Tutti in questi mesi abbiamo osservato immagini notturne della guerra con il paesaggio deturpato dalle bombe, in cui pareva davvero che “la luna di Kiev” fosse più…”brutta”; non è certamente così e i suoi raggi continuano a “viaggiare senza passaporto”, a “far lume a tutti” e soprattutto a diffondere un silenzioso, fortissimo messaggio di pace.

Non ci siamo ancora resi conto, purtroppo, che siamo cittadini di un unico meraviglioso “pianeta azzurro”, quello che le navicelle spaziali ci hanno ora consentito di ammirare  ed al quale è mirabilmente rivolta l’enciclica di Papa Francesco “Laudato si’”. 

In ogni caso anch’io, solo ora che mi sembra di averle irrimediabilmente perdute, mi accorgo della bontà di molte, anche piccole cose importanti ed è per questa ragione che, non senza fatica, mi sforzo di guardare “con gli occhi di un bimbo” una nevicata o il chiarore della luna; così, nella magia dei ricordi infantili, sembra che riprenda vigore la mia speranza e che si attenui la malinconia dell’età avanzata.

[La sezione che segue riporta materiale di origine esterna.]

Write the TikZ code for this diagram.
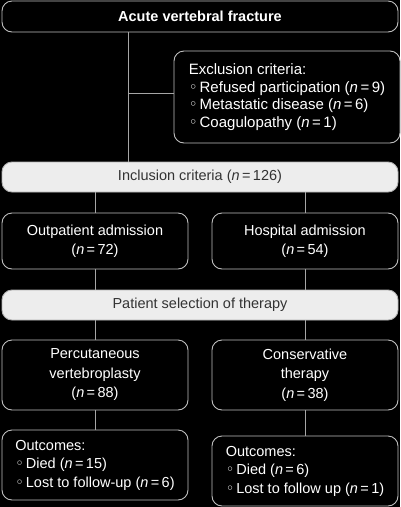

Riflettendo infine a questi presagi, ricordo che nel 1936 Ada Negri aveva scritto una’ altra poesia intitolata, guarda caso, “Il Crepuscolo”; e mi piace che, a concludere il mio pensiero, sia l’armonia delle sue parole:

La luna, appena sorta…

venuta è per narrar novelle

del paese delle stelle;

ma c’è un bimbo in giardino

che guarda e ascolta – e non esiste al mondo

ora, per lui, che quella grande luna.